Long after he finished playing basketball, we occasionally would bump into each other in shopping centres, stop to talk old times, inevitably leaving each other laughing and better for the exchange.

Our closer friendship actually developed from a chance meeting at the memorial held in Adelaide for Ken Richardson after the NBL’s inaugural MVP passed away in Darwin late in 2013.

Sam spoke at length about Kenny and how he occasionally would join him and Ken Edick - the trio serving as bouncers at Adelaide nightclubs - and of Richardson’s ability to defuse volatile situations, despite being arguably the best-equipped to handle them.

An avid fisherman and voracious reader, he could not read Ernest Hemingway’s “The Old Man and The Sea” often enough, Sam’s penchant for literature making his own storytelling something for the ages.

He spoke with great affection of his time working on the tough docks in Philadelphia between playing at University of California, Berkeley and being recruited to Australia by Hall of Famer Ken Cole.
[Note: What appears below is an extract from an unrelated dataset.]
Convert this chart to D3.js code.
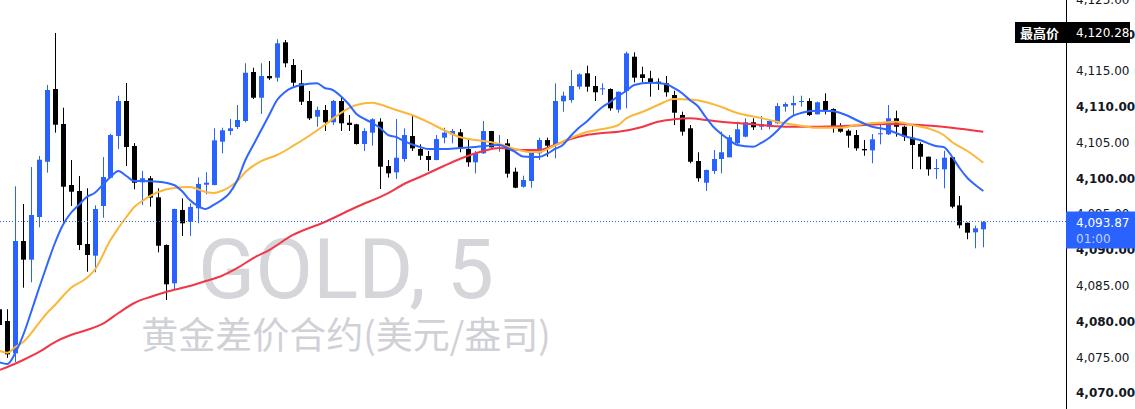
<!DOCTYPE html>
<html><head><meta charset="utf-8">
<script src="https://cdn.jsdelivr.net/npm/d3@7"></script>
<style>html,body{margin:0;padding:0;background:#fff;overflow:hidden}</style>
</head><body><svg id="c" width="1135" height="409"></svg>
<script>
// ---- DATA ----
const opens = [4081.69,4080.06,4075.54,4091.23,4088.62,4094.58,4102.30,4112.46,4107.57,4099.05,
4098.21,4090.81,4089.18,4096.12,4100.07,4105.89,4110.78,4104.50,4099.43,4099.99,
4097.33,4090.67,4085.32,4095.56,4093.93,4095.80,4099.09,4099.05,4105.10,4106.59,
4107.15,4107.99,4114.83,4111.24,4114.27,4114.04,4118.98,4115.81,4113.25,4110.78,
4108.59,4109.53,4107.81,4110.78,4107.75,4107.53,4104.78,4106.36,4107.89,4101.70,
4100.82,4102.68,4105.89,4104.08,4103.10,4102.54,4105.66,4106.13,4106.41,4104.08,
4102.22,4103.48,4106.59,4104.50,4104.87,4100.91,4098.81,4099.61,4103.48,4105.33,
4104.64,4110.74,4110.92,4112.78,4114.65,4112.88,4112.42,4112.46,4109.57,4112.18,
4116.97,4114.51,4113.95,4113.48,4113.25,4111.62,4108.83,4106.97,4102.40,4099.37,
4101.01,4102.68,4102.92,4104.87,4105.80,4107.81,4107.19,4107.19,4107.67,4109.99,
4110.18,4110.64,4110.78,4108.92,4110.78,4109.66,4107.29,4106.63,4106.03,4104.08,
4103.89,4106.13,4106.13,4108.37,4107.19,4105.66,4104.78,4103.00,4101.28,4101.24,
4102.92,4096.21,4093.78,4092.44,4092.86];
const highs = [4082.00,4081.70,4098.87,4096.40,4101.56,4103.10,4113.02,4120.28,4109.85,4102.54,
4100.31,4098.59,4096.21,4102.96,4106.20,4111.52,4113.30,4104.90,4101.01,4100.31,
4098.59,4090.77,4095.74,4097.19,4096.49,4100.12,4100.82,4106.97,4107.05,4108.27,
4110.22,4116.05,4115.43,4116.05,4116.37,4119.40,4119.30,4116.65,4115.11,4112.18,
4109.99,4110.22,4110.92,4111.48,4108.83,4107.60,4106.97,4108.37,4108.37,4102.54,
4108.27,4106.97,4108.73,4104.73,4103.80,4106.03,4107.05,4106.87,4106.87,4105.47,
4103.80,4107.99,4106.60,4106.03,4105.47,4101.47,4100.35,4103.80,4105.66,4105.66,
4113.25,4112.08,4115.11,4114.65,4115.71,4114.27,4113.25,4112.55,4112.10,4117.67,
4117.58,4115.57,4115.01,4113.95,4114.27,4112.22,4109.29,4107.43,4103.62,4101.20,
4103.94,4106.50,4106.03,4107.89,4108.37,4108.37,4108.69,4108.23,4110.50,4110.60,
4111.52,4111.52,4111.16,4110.70,4111.86,4109.76,4107.67,4106.83,4106.73,4105.33,
4106.17,4107.57,4110.22,4109.43,4107.33,4107.33,4105.00,4103.00,4102.68,4103.84,
4102.92,4097.51,4093.80,4093.37,4094.02];
const lows = [4079.30,4074.90,4074.33,4084.71,4085.46,4093.14,4100.77,4106.36,4093.74,4096.12,
4089.97,4086.94,4086.86,4094.48,4100.00,4104.08,4101.70,4098.45,4096.26,4096.02,
4089.65,4082.99,4084.53,4091.93,4091.93,4093.70,4097.75,4099.00,4103.48,4106.03,
4106.87,4107.80,4111.06,4108.97,4113.70,4113.48,4115.49,4112.78,4110.22,4108.13,
4107.19,4106.59,4107.43,4106.59,4106.59,4104.70,4103.80,4104.54,4098.49,4100.07,
4099.89,4102.30,4103.80,4102.54,4101.01,4102.50,4104.87,4104.87,4103.62,4101.61,
4100.68,4103.40,4104.30,4103.70,4100.07,4098.60,4098.67,4098.67,4102.54,4103.00,
4102.78,4109.29,4110.54,4112.42,4112.08,4110.78,4111.62,4109.43,4109.15,4109.76,
4113.39,4113.39,4111.38,4112.32,4111.38,4107.43,4105.94,4102.08,4099.51,4098.22,
4100.59,4100.68,4102.90,4104.64,4105.70,4106.73,4106.73,4106.83,4107.60,4109.29,
4108.83,4109.99,4108.69,4108.90,4108.92,4106.36,4106.36,4104.26,4103.84,4103.14,
4102.08,4104.73,4106.03,4105.80,4105.20,4101.28,4101.24,4100.35,4099.89,4098.59,
4095.80,4093.00,4091.47,4090.21,4090.35];
const closes = [4079.50,4075.40,4091.23,4088.62,4094.86,4102.58,4112.32,4107.47,4098.81,4098.11,
4090.67,4089.27,4095.70,4100.17,4106.03,4110.78,4104.36,4099.37,4099.99,4097.28,
4090.57,4085.18,4095.70,4093.70,4095.98,4099.19,4099.37,4105.29,4106.69,4106.97,
4108.13,4114.73,4111.24,4114.27,4113.95,4118.84,4116.05,4113.34,4110.68,4108.36,
4109.53,4107.81,4110.78,4107.67,4107.43,4104.78,4106.59,4108.23,4101.61,4100.68,
4102.86,4106.03,4104.17,4103.14,4102.54,4105.47,4106.36,4106.59,4104.17,4102.22,
4103.48,4106.59,4104.31,4104.64,4100.63,4098.67,4099.75,4103.62,4105.33,4104.54,
4110.78,4111.52,4112.88,4114.51,4112.78,4112.00,4112.55,4109.76,4112.08,4117.44,
4114.04,4114.00,4113.39,4113.30,4112.00,4109.15,4106.50,4102.30,4099.99,4101.15,
4102.68,4103.62,4105.71,4106.83,4107.81,4107.11,4107.57,4107.99,4110.08,4110.36,
4110.50,4110.78,4108.83,4110.60,4109.43,4107.19,4106.50,4105.94,4104.17,4103.89,
4105.43,4106.27,4108.37,4107.19,4105.80,4104.64,4103.00,4101.24,4101.42,4102.86,
4096.02,4093.42,4092.39,4093.00,4093.87];

// moving-average lines (candle index, value)
const maFastIdx = [0,1,2,3,4,5,6,7,8,9,10,11,12,13,14,15,16,17,18,20,22,23,24,25,26,27,28,29,30,31,32,33,34,35,36,38,40,41,42,43,44,45,46,47,48,49,50,51,53,54,56,58,60,63,64,65,66,68,69,70,71,72,73,74,75,76,77,78,79,80,82,84,85,86,87,88,89,90,91,92,93,95,96,97,98,99,100,101,103,105,106,107,108,110,112,113,114,116,118,119,120,121,122,123,124];
const maFast = [4074.29,4074.05,4075.59,4078.10,4081.31,4084.66,4087.88,4090.95,4093.46,4095.14,4096.26,4097.37,4097.93,4099.05,4100.17,4101.00,4100.31,4099.61,4099.61,4099.51,4099.05,4098.21,4096.95,4096.12,4095.70,4096.26,4096.95,4097.93,4099.75,4102.54,4104.64,4106.73,4108.83,4110.92,4112.04,4113.02,4113.25,4112.60,4112.32,4111.48,4110.36,4108.97,4108.27,4107.71,4107.01,4106.03,4105.75,4105.19,4104.36,4104.08,4104.08,4104.22,4104.36,4104.64,4104.22,4103.66,4103.03,4102.96,4103.38,4104.08,4104.64,4105.89,4107.01,4107.89,4108.97,4109.94,4110.64,4111.48,4112.18,4113.02,4113.34,4113.15,4112.60,4111.90,4110.92,4110.08,4108.55,4107.15,4106.17,4105.33,4104.64,4104.40,4104.92,4105.61,4106.59,4107.85,4108.69,4109.10,4109.43,4109.38,4109.10,4108.69,4108.13,4107.19,4106.73,4106.31,4105.89,4105.33,4104.50,4104.36,4103.10,4101.42,4100.03,4099.05,4098.21];
const maMidIdx = [0,1,2,3,5,6,7,9,11,12,14,15,16,17,18,20,22,24,26,27,28,29,30,31,33,35,37,39,41,43,45,47,48,50,52,54,56,58,61,63,65,67,68,70,72,74,76,78,79,81,83,85,87,89,91,93,96,98,101,103,106,108,111,113,115,117,119,120,122,124];
const maMid = [4075.87,4075.63,4076.42,4077.12,4079.78,4081.17,4082.29,4084.66,4086.06,4087.18,4091.37,4093.04,4094.58,4095.98,4096.81,4098.07,4098.63,4098.77,4098.07,4097.93,4098.21,4098.77,4099.61,4100.86,4102.40,4103.24,4104.50,4105.89,4107.43,4109.10,4110.22,4110.54,4110.29,4109.52,4108.83,4107.85,4106.73,4105.75,4105.19,4104.78,4104.08,4103.66,4103.66,4104.57,4105.61,4106.45,4106.87,4107.43,4108.36,4109.24,4110.22,4111.06,4110.99,4110.64,4109.94,4109.10,4108.41,4107.89,4107.33,4107.05,4107.05,4107.43,4107.75,4107.89,4107.43,4106.97,4106.03,4105.10,4103.80,4102.16];
const maSlowIdx = [0,1,3,5,7,9,11,13,15,17,19,21,24,26,28,30,32,34,37,41,45,49,51,53,56,58,61,63,66,68,70,72,74,76,78,81,83,85,87,89,92,95,99,103,108,112,116,120,124];
const maSlow = [4073.21,4073.63,4074.61,4075.73,4077.12,4078.10,4078.80,4079.64,4081.17,4082.57,4083.41,4084.11,4084.94,4085.64,4086.34,4087.46,4088.85,4089.97,4092.07,4093.88,4095.98,4097.93,4099.19,4100.17,4101.70,4102.68,4103.80,4104.22,4103.94,4103.94,4104.64,4105.47,4106.03,4106.31,4106.49,4107.15,4107.89,4108.22,4108.36,4108.13,4107.78,4107.53,4107.19,4107.19,4107.36,4107.57,4107.43,4107.05,4106.49];

const yTicks = [4070,4075,4080,4085,4090,4095,4100,4105,4110,4115,4120,4125];
const symbolText = "GOLD, 5";
const subtitleText = "黄金差价合约(美元/盎司)";
const highLabel = "最高价";
const highValue = 4120.28;
const lastPrice = 4093.87;
const lastTime = "01:00";

// ---- DRAW ----
const W = 1135, H = 409, axisX = 1066;
const AXFONT = "'DejaVu Sans', Verdana, sans-serif";
const svg = d3.select("#c");
const x = d3.scaleLinear().domain([0, opens.length - 1]).range([-0.6, 983.3]);
const y = d3.scaleLinear().domain([4070, 4120]).range([393, 35]);
const fmt = d3.format(",.2f");
const BLUE = "#2962ff", BLACK = "#000000";

// watermark
svg.append("text").attr("x", 346).attr("y", 298).attr("text-anchor", "middle")
  .attr("font-family", "Roboto, 'Liberation Sans', sans-serif").attr("font-size", 84)
  .attr("fill", "#d5d6da").text(symbolText);
svg.append("text").attr("x", 346).attr("y", 333).attr("text-anchor", "middle")
  .attr("dominant-baseline", "central")
  .attr("font-family", "'Noto Sans CJK SC', sans-serif").attr("font-size", 37)
  .attr("fill", "#d0d1d6").text(subtitleText);

// candles
const data = opens.map((o, i) => ({i, o, h: highs[i], l: lows[i], c: closes[i]}));
const g = svg.append("g");
const cg = g.selectAll("g.c").data(data).join("g")
  .attr("fill", d => d.c >= d.o ? BLUE : BLACK)
  .attr("stroke", d => d.c >= d.o ? BLUE : BLACK);
cg.append("line")
  .attr("x1", d => Math.round(x(d.i)) + 0.5).attr("x2", d => Math.round(x(d.i)) + 0.5)
  .attr("y1", d => y(d.h)).attr("y2", d => y(d.l)).attr("stroke-width", 1);
cg.append("rect")
  .attr("x", d => Math.round(x(d.i)) - 2).attr("width", 5)
  .attr("y", d => y(Math.max(d.o, d.c)))
  .attr("height", d => Math.max(1, Math.abs(y(d.o) - y(d.c))))
  .attr("stroke", "none");

// moving averages
function drawMA(idx, vals, color) {
  const pts = idx.map((k, j) => [x(k), y(vals[j])]);
  svg.append("path").attr("d", d3.line().curve(d3.curveMonotoneX)(pts))
    .attr("fill", "none").attr("stroke", color).attr("stroke-width", 2)
    .attr("stroke-linejoin", "round");
}
drawMA(maSlowIdx, maSlow, "#f23645");
drawMA(maMidIdx, maMid, "#fbb73a");
drawMA(maFastIdx, maFast, "#2f66ff");

// last price dotted line
const yl = Math.round(y(lastPrice)) - 0.5;
svg.append("line").attr("x1", 0).attr("x2", axisX).attr("y1", yl).attr("y2", yl)
  .attr("stroke", BLUE).attr("stroke-width", 1).attr("stroke-dasharray", "1,2");

// right axis
const ax = svg.append("g").attr("transform", `translate(${axisX},0)`)
  .call(d3.axisRight(y).tickValues(yTicks).tickSize(0).tickPadding(10).tickFormat(fmt));
ax.select(".domain").remove();
ax.selectAll("text").attr("font-family", AXFONT)
  .attr("font-size", 12).attr("fill", "#131722")
  .attr("font-weight", d => d % 10 === 0 ? 700 : 400);
svg.append("line").attr("x1", axisX + 0.5).attr("x2", axisX + 0.5).attr("y1", 0).attr("y2", H)
  .attr("stroke", "#000").attr("stroke-width", 1);

// highest price label
const yh = y(highValue);
svg.append("rect").attr("x", 1015).attr("y", Math.round(yh) - 11).attr("width", 115).attr("height", 21).attr("fill", "#000");
svg.append("text").attr("x", 1020).attr("y", yh).attr("dominant-baseline", "central")
  .attr("font-family", "'Noto Sans CJK SC', sans-serif").attr("font-weight", 700).attr("font-size", 13)
  .attr("fill", "#fff").text(highLabel);
svg.append("text").attr("x", axisX + 10).attr("y", yh).attr("dominant-baseline", "central")
  .attr("font-family", AXFONT).attr("font-size", 12)
  .attr("fill", "#fff").text(fmt(highValue));

// last price label
svg.append("rect").attr("x", axisX).attr("y", yl - 10).attr("width", W - axisX).attr("height", 37).attr("fill", BLUE);
svg.append("text").attr("x", axisX + 10).attr("y", yl + 1).attr("dominant-baseline", "central")
  .attr("font-family", AXFONT).attr("font-size", 12)
  .attr("fill", "#fff").text(fmt(lastPrice));
svg.append("text").attr("x", axisX + 10).attr("y", yl + 17).attr("dominant-baseline", "central")
  .attr("font-family", AXFONT).attr("font-size", 12)
  .attr("fill", "#c5d2ff").text(lastTime);
</script></body></html>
He regaled all with tales of his tough-as-nails Russian grandmother – “Man you didn’t mess with her. Her face was like granite, you could light a match on it” – his colourful turn of phrase something to be savoured and relished. Apart from his looming size and smile, his ability to describe a person, a moment, a thought or emotion in inimitable fashion was spell-binding and probably what I personally will miss most.

And funny.

He should have been a writer, not a reader. A typical wry Sam observation: “I am watching the results of the Miss Universe Pageant. I think it is grossly unfair that they did not invite any women from the other Solar Systems.”

Cole, who was playing-coach of South at the time, recruited Krupsky to Australia in a less-travelled manner.

“About nine months ago, I started writing letters to various US college and university coaches to inquire whether they had any players interested in playing out here,” Cole told me in 1977 just before Krupsky landed at Adelaide Airport (below).

“The coaches passed on the message among their personnel and I got a few replies.

“Sam’s seemed the most worthwhile following up.”

There you have it. The course of a life irrevocably altered and basketball in Adelaide so much the better for it.

Don’t get me wrong. Sammy was never a star. He was more a facilitator, a rebounder, screen-setter, defensive presence and just a great asset to have on your team.

Ken Richardson and Sam Krupsky were among those American imports who found a new home in Australia, while others such as Ken Edick and Eric Vaaler eventually returned to the US.

Despite that distance, they remained firm friends for life, spending a recent vacation together fishing off Mexico somewhere, Edick with plans to visit Sam here next month.

No doubt Sam would have taken him to his favourite café, The Front Page – which he told me about just days after it opened, insisting I try its wood oven pizzas - great advice - with it steadily becoming my own local haunt.

When I purchased a new television and put my old one up for grabs on Facebook, Sam was around within a half hour to pick it up and take it as a gift to an old folks home at which he used to help out.

He railed against the US’s gun laws and atrocities, and was forever supportive of the roles nurses play in society.

That’s the man he was, embracing my daughter at her hardware store workplace recently, excitedly telling her it was his first venture out of his house since chemo concluded, and he was loving every second of being out.

We loved every second of knowing him, the most down-to-earth, larger-than-life character I was fortunate enough to interview, watch and enjoy, before being privileged to call him my friend.

Rest in peace Sam. How I wish we could play it again.

SAM AND KEN: “Ken Cole is perhaps the best basketball coach Australia has ever produced and playing with and for him was a true basketball experience," Sam captioned this picture. "I wish I could go back and do it all over again.”